I interviewed a young scholar once on the erroneous idea that the public is in the grip of mass ideological blindness:
www.cr-alumni.org/Christopher%20Wisniewski%20Interview.mp3
Posted by: Dain (Mupetblast) | December 08, 2011 at 08:12 AM
Thirty years of Neoliberalism.
The left political elite quit the intellectual battlefield leaving it for the right to create the narrative.
If no-one is making an alternative case, the left has lost by default, by not turning up.
New Labour is Neoliberal.
We are all Neoliberals now!
Posted by: aragon | December 08, 2011 at 08:16 AM
Yeah, I don't doubt there's been a hardening of attitudes towards the poor in the last ten or fifteen years. Wondering tho' how many of the 55% who think JSA is too high actually know it's £67.50 per week? Or know how many unemployed there are per vacancy in the UK? There's the rile of the media, as someone mentioned above. Perhaps they've been getting their information from the Mail?

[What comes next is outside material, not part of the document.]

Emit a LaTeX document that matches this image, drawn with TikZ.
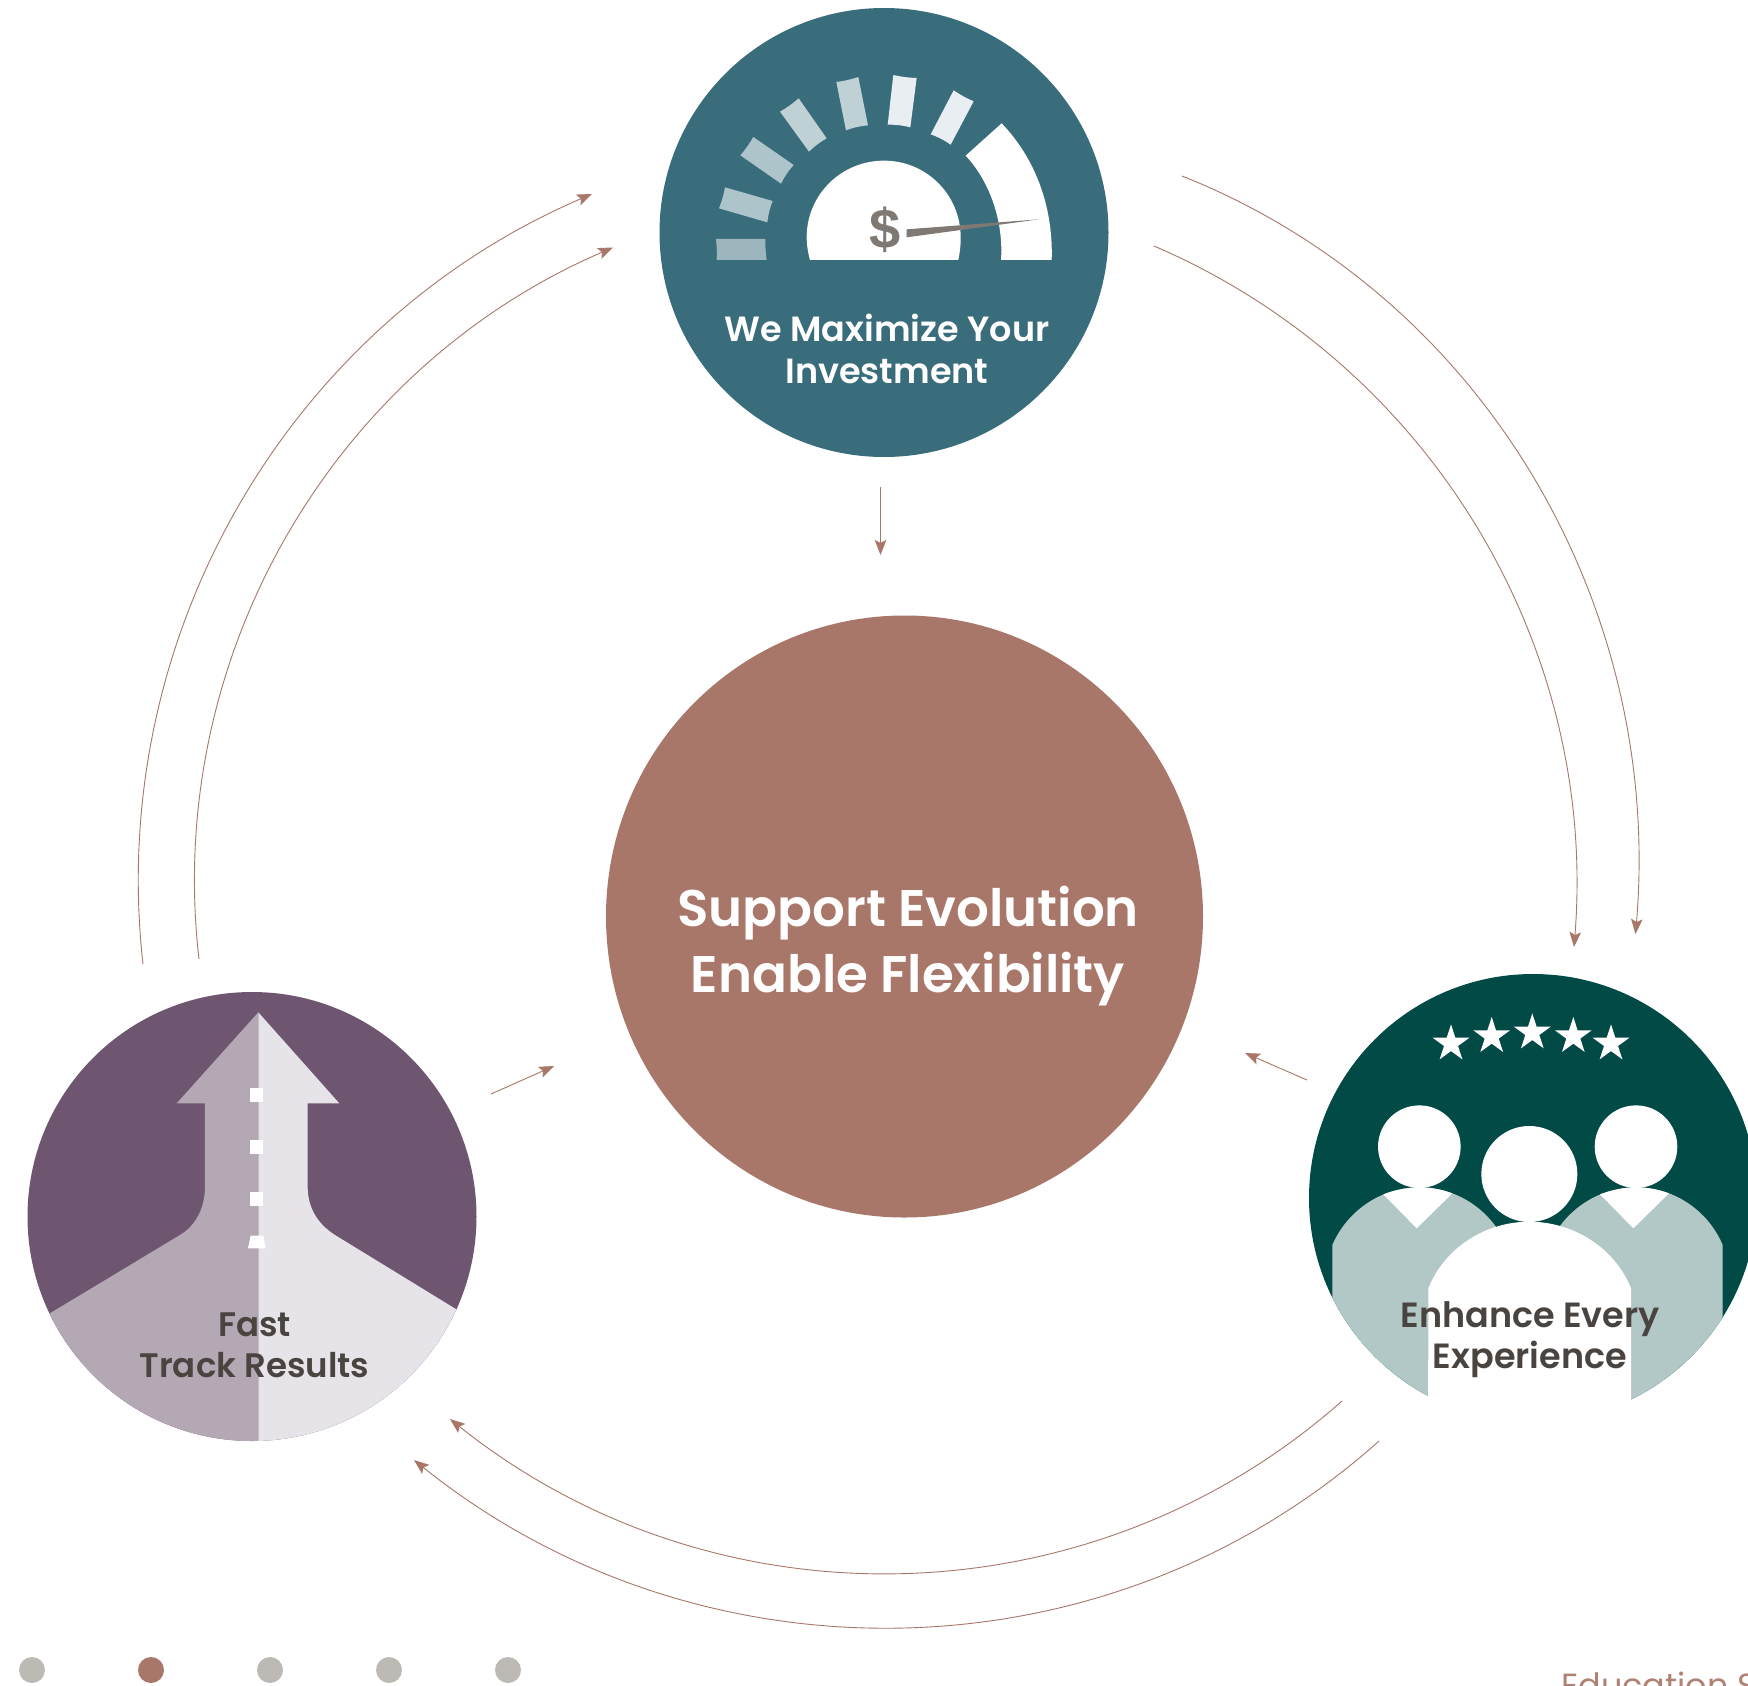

Posted by: David Grant | December 08, 2011 at 01:16 PM
I think you're missing a rather obvious side of the equation by focussing only on benefits, people know these things have to be paid for and they feel that they pay quite enough already thanks very much. So the JSA could be 30% higher or lower and it wouldn't make much difference to the opinion stats, it's the money people are having taken from them that has them upset.
One thing I do find interesting is your, (and the left in general), way of interpreting the stats. More individualism, less reliance on the state, etc. In your eyes this means that people have become "meaner" not that people may prefer non state led ways to help others, not that taking responsibility for their own lives could be a positive thing, etc.